В третьем романе Братья вот-вот смогут собраться в Большой круг и, заговорив сердцем, превратиться обратно в Свет, но у них небольшие проблемы: «мясо клубится». Мясо – то есть «мясные машины», точнее, оставшиеся в живых «пустые орехи» – голубоглазые блондины, не имеющие дара говорить сердцем, но желающие отомстить Братьям за изувеченные грудины и психические травмы. Они – особенно пристально мы следим за американско-русской еврейкой Ольгой и шведом Бьорном – пытаются объединяться через Интернет, но сектанты – во главе с чубайсоподобным (Свет же) братом Уф и старой знакомой сестрой Храм – продолжают вывозить из России Тунгусский лед и лихорадочно добирают Последних, совсем уж экстравагантных персонажей (например, мальчика Мишу с финальной страницы «Льда», который в числе прочего бормочет профетические слова «апгрейд, толстая», а затем оказывается братом Горн).
«23 000» отличается от «Льда» и «Пути Бро», как один и тот же кадр на экране мобильного телефона и гигантского монитора.

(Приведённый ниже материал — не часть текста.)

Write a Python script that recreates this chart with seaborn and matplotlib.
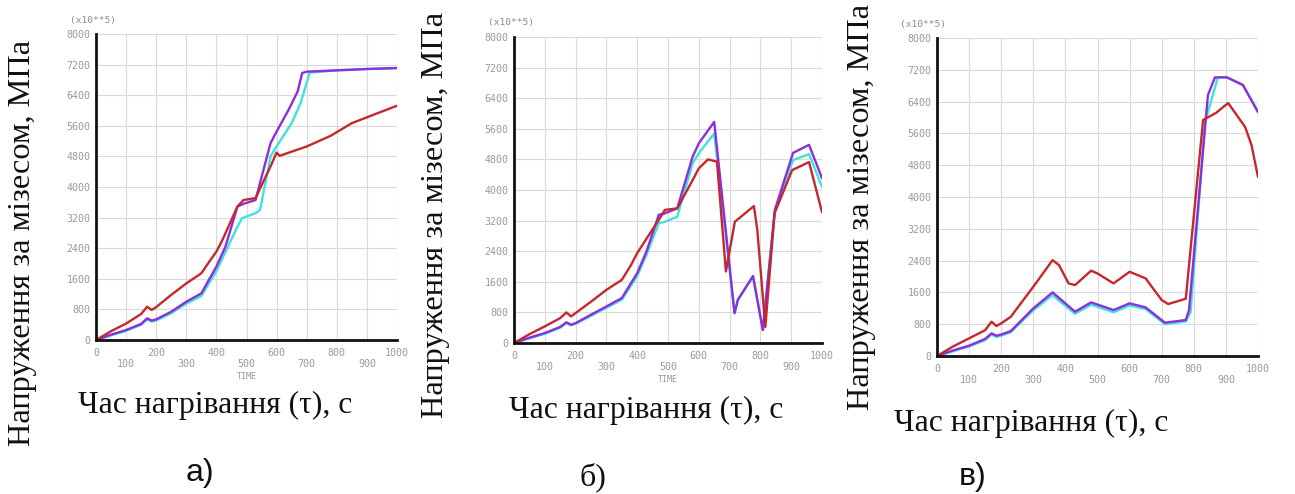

Роман впечатляет резкостью, удивительным количеством подробностей. Видно, что за все эти годы автор досконально изучил быт и повадки Братьев и теперь докладывает обо всем предельно квалифицированно. Раньше Храм купалась в просто молоке, теперь – «в молоке высокогорных яков, смешанном со спермой молодых мясных машин». Апгрейд налицо, особенно если учесть, что потом она укрывается «одеялом, сплетенным из высокогорных трав», а на столе можно увидеть «фарфоровый поильник с теплой ключевой водой, подслащенной медом диких алтайских пчел».
Непонятно, что помешало Сорокину пересказать биографии
Что еще любопытно? Любопытные стилистические этюды – имитация речи сумасшедших и олигофренов («Тайно сопатился, утробно. Раздвиго делал убохом»); рассказ убийцы в духе романа-нуар; монолог русскоязычного еврея (не без, прямо скажем, «азохен вэй»); глава «Видеть все», где воспроизведен «дискурс машины», дух окололефовской, Пильняка и Малышкина, прозы двадцатых годов. Огородник-виртуоз машет лопатой как заведенный; его продукция приобретает самые неожиданные формы.